_Recorded data:_

------------------------------------------------------------------------

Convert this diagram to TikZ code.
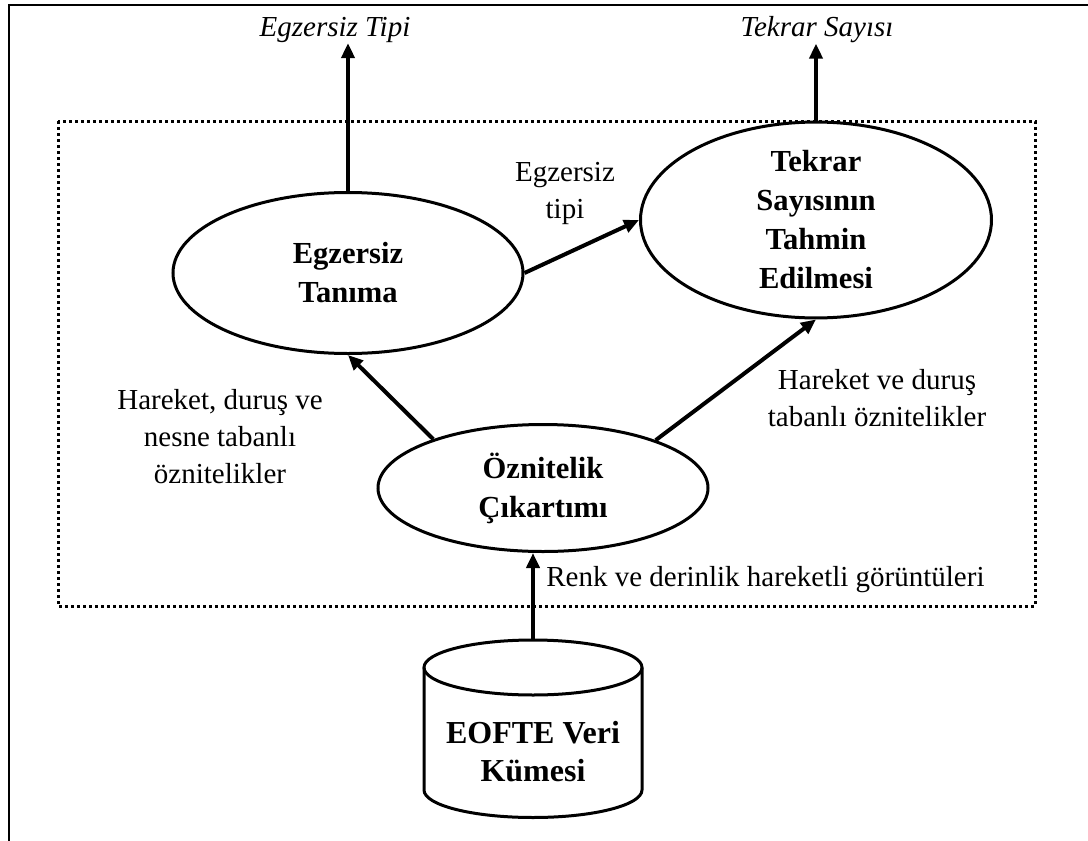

------------------------------------------------------------------------

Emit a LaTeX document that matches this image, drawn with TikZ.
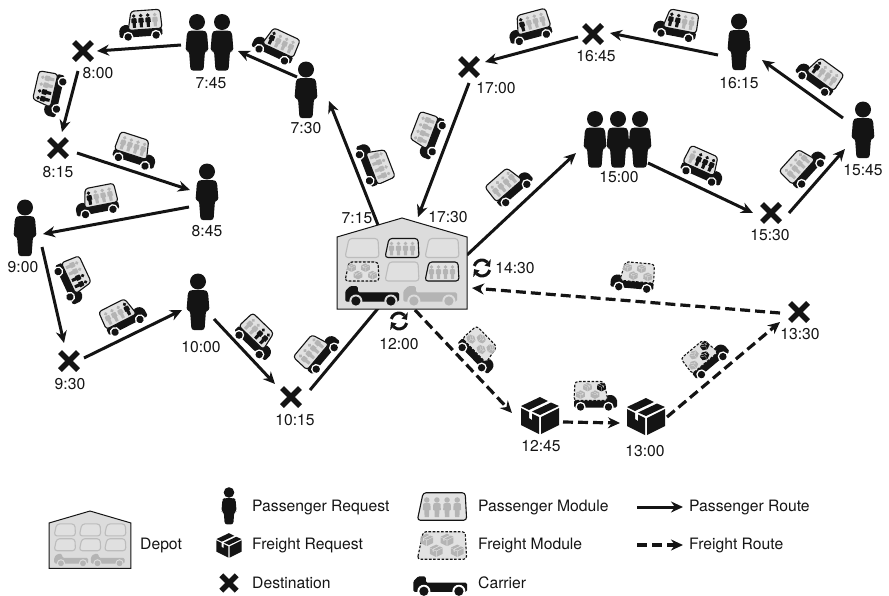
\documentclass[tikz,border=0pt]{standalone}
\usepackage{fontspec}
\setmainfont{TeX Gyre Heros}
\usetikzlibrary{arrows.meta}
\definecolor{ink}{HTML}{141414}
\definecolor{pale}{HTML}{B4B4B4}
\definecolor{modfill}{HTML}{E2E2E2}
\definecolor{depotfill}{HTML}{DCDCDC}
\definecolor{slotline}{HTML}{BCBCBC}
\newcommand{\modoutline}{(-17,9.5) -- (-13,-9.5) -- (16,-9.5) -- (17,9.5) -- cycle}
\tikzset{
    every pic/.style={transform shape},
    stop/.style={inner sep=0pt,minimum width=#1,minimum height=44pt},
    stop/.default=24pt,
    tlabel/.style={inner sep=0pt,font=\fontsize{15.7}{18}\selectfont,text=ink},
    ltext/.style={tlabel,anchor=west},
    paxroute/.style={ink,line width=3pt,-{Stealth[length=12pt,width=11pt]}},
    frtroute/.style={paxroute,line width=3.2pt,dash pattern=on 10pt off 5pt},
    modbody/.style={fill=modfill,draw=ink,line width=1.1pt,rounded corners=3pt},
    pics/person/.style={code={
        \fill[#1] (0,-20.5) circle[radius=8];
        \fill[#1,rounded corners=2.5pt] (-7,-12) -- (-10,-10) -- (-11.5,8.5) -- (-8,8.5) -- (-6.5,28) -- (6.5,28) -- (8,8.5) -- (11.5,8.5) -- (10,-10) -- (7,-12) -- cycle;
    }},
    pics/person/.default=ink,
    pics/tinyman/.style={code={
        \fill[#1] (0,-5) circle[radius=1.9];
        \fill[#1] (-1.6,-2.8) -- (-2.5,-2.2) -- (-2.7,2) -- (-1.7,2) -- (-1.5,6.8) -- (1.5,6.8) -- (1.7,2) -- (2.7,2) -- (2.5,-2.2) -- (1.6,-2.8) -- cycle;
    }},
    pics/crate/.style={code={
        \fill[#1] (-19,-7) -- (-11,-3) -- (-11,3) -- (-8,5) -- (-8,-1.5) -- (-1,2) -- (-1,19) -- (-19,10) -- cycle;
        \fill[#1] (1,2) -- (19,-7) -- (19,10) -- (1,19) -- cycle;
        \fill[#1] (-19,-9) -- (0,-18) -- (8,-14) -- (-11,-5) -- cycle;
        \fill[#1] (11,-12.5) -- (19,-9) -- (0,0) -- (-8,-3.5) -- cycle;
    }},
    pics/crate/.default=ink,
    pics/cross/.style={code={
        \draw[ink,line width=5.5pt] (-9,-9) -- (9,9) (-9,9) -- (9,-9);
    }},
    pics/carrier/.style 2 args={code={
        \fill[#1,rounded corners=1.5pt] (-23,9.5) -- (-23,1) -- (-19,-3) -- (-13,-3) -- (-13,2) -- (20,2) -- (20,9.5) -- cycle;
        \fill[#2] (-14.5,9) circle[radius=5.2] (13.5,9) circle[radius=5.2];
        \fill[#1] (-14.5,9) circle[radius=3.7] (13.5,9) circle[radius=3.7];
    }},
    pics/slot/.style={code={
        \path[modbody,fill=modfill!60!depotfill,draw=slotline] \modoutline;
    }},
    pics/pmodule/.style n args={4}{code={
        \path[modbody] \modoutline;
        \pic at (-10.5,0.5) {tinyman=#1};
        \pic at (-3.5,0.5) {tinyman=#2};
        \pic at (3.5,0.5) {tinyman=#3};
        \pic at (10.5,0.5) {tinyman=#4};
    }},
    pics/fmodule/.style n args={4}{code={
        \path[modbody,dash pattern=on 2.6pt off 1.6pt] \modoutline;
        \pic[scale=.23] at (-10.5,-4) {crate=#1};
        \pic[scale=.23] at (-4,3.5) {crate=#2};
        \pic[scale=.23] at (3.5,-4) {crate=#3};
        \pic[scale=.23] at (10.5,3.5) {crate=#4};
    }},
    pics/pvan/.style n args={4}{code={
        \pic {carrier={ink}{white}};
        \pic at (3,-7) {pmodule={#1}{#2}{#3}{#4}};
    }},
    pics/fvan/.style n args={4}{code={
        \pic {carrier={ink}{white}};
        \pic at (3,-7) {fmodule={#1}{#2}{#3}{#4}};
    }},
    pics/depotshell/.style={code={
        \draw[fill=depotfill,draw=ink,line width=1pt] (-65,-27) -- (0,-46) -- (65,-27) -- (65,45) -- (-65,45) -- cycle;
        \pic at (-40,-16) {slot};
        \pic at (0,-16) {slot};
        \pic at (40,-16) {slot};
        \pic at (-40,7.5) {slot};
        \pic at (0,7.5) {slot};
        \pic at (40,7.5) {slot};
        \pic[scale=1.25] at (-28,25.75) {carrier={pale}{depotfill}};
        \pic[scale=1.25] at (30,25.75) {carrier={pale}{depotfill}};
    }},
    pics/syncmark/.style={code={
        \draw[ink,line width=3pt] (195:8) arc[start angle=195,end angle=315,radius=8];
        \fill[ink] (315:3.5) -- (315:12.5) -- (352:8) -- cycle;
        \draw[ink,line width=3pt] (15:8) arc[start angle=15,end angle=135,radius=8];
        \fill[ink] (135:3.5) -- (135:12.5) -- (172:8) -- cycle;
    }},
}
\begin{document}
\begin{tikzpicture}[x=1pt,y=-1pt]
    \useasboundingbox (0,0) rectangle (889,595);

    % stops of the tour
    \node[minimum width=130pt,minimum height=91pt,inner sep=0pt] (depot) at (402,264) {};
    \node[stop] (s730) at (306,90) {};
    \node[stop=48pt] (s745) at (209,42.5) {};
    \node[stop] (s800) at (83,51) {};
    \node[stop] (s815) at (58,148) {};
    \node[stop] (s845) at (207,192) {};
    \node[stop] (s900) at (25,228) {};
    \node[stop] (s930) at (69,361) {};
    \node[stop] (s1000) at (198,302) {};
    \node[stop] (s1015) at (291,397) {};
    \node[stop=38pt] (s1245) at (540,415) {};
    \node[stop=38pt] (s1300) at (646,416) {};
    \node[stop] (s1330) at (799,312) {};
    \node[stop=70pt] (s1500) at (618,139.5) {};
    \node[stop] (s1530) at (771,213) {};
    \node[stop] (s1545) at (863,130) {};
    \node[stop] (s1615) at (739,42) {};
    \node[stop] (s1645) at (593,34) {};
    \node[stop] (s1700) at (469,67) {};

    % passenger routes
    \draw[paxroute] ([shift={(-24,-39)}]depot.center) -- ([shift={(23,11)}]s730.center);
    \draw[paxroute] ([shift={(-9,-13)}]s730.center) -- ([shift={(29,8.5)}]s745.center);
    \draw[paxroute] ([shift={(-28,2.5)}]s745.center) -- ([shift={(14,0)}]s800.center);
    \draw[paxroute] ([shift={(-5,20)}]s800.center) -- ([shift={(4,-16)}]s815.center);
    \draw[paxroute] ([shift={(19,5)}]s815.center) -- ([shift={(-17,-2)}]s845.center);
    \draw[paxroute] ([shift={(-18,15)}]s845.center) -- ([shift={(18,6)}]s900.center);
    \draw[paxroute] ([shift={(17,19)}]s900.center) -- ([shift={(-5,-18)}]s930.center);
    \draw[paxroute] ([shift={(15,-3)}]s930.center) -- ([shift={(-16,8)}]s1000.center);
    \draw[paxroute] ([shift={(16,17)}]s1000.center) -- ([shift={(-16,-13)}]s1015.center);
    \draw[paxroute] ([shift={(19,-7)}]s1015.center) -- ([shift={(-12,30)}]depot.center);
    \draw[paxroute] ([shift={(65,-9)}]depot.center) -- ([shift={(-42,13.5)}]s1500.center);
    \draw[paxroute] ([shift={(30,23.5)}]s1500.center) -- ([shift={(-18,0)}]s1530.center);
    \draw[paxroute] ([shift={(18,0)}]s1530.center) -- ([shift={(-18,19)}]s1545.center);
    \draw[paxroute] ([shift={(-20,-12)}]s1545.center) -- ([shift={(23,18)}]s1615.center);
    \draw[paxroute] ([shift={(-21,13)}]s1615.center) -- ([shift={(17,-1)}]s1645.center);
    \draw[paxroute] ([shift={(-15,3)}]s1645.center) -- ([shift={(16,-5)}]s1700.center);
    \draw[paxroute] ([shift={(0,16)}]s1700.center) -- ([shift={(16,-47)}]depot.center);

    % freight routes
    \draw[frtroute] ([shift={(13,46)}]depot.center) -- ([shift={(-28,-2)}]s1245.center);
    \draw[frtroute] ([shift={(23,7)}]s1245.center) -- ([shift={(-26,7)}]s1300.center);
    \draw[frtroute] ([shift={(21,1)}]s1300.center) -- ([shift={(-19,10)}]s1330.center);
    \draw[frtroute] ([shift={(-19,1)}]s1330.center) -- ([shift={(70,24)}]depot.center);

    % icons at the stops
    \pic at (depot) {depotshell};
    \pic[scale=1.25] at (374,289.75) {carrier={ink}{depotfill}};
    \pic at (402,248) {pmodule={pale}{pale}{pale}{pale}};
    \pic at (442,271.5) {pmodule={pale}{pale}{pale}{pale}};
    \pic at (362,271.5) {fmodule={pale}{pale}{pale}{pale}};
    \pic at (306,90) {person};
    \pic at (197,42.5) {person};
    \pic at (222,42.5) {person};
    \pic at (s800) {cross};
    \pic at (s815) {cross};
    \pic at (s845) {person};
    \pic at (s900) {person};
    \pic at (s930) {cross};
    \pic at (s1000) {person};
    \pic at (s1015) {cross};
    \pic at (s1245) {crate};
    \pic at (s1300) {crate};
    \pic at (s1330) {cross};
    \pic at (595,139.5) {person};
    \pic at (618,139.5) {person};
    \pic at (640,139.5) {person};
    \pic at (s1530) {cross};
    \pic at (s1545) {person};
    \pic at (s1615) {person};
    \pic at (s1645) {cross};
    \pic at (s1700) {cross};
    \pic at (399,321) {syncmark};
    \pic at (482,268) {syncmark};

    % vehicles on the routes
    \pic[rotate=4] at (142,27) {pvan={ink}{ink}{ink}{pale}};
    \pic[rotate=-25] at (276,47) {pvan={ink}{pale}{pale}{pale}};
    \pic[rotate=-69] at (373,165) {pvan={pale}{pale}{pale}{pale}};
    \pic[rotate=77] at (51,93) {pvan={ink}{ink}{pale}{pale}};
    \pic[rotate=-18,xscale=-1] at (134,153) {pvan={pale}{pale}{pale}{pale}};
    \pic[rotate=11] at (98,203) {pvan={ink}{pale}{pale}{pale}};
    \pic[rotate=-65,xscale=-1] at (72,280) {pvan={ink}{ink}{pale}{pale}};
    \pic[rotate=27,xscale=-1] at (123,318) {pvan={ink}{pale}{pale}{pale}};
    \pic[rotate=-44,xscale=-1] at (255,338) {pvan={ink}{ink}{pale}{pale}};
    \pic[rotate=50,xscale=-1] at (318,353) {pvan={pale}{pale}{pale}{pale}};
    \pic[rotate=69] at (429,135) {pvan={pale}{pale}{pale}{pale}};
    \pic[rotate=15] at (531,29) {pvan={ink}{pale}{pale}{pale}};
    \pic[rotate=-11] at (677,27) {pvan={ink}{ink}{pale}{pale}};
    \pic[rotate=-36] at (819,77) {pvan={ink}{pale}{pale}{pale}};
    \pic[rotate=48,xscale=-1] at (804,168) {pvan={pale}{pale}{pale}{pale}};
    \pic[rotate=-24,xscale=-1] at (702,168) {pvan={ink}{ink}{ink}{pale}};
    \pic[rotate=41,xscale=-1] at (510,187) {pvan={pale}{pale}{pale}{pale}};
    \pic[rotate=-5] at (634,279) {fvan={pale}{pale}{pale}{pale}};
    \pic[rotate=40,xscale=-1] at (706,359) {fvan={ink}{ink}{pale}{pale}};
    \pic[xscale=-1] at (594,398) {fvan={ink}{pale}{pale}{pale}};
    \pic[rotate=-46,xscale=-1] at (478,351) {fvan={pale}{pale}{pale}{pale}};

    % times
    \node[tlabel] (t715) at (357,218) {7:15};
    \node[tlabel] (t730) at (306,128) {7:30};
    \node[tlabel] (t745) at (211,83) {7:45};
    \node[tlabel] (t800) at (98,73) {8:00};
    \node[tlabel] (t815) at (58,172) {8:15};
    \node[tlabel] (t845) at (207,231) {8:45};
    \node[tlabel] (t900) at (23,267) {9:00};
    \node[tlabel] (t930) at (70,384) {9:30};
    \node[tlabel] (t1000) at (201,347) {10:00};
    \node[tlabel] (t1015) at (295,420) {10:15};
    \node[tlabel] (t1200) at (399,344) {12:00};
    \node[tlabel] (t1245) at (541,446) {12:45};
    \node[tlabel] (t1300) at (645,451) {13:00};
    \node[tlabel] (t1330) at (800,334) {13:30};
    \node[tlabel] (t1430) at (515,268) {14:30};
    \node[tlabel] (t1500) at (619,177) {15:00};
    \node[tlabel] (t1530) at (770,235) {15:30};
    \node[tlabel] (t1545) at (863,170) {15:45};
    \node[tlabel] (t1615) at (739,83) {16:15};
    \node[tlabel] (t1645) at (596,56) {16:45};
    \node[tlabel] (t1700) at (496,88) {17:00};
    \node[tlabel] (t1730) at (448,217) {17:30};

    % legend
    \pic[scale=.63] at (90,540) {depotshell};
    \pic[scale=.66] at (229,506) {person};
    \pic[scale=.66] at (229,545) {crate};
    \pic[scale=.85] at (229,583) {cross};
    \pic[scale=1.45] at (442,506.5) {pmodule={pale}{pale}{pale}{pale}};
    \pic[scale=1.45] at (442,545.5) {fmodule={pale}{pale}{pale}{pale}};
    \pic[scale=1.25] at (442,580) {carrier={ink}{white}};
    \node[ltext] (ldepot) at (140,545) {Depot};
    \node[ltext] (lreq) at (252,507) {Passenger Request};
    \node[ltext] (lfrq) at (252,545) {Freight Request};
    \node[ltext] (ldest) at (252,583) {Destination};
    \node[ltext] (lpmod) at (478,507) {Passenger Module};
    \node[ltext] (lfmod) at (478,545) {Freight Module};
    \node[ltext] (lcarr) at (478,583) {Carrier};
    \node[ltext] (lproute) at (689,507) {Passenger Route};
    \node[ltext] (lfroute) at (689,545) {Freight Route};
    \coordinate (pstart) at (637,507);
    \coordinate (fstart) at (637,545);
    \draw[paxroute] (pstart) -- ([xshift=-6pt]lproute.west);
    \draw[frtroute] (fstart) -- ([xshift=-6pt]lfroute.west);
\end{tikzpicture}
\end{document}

------------------------------------------------------------------------

_To do:_ Filter the records, keeping only lines that contain "this", and show those lines.

_In response:_
Convert this diagram to TikZ code.
Emit a LaTeX document that matches this image, drawn with TikZ.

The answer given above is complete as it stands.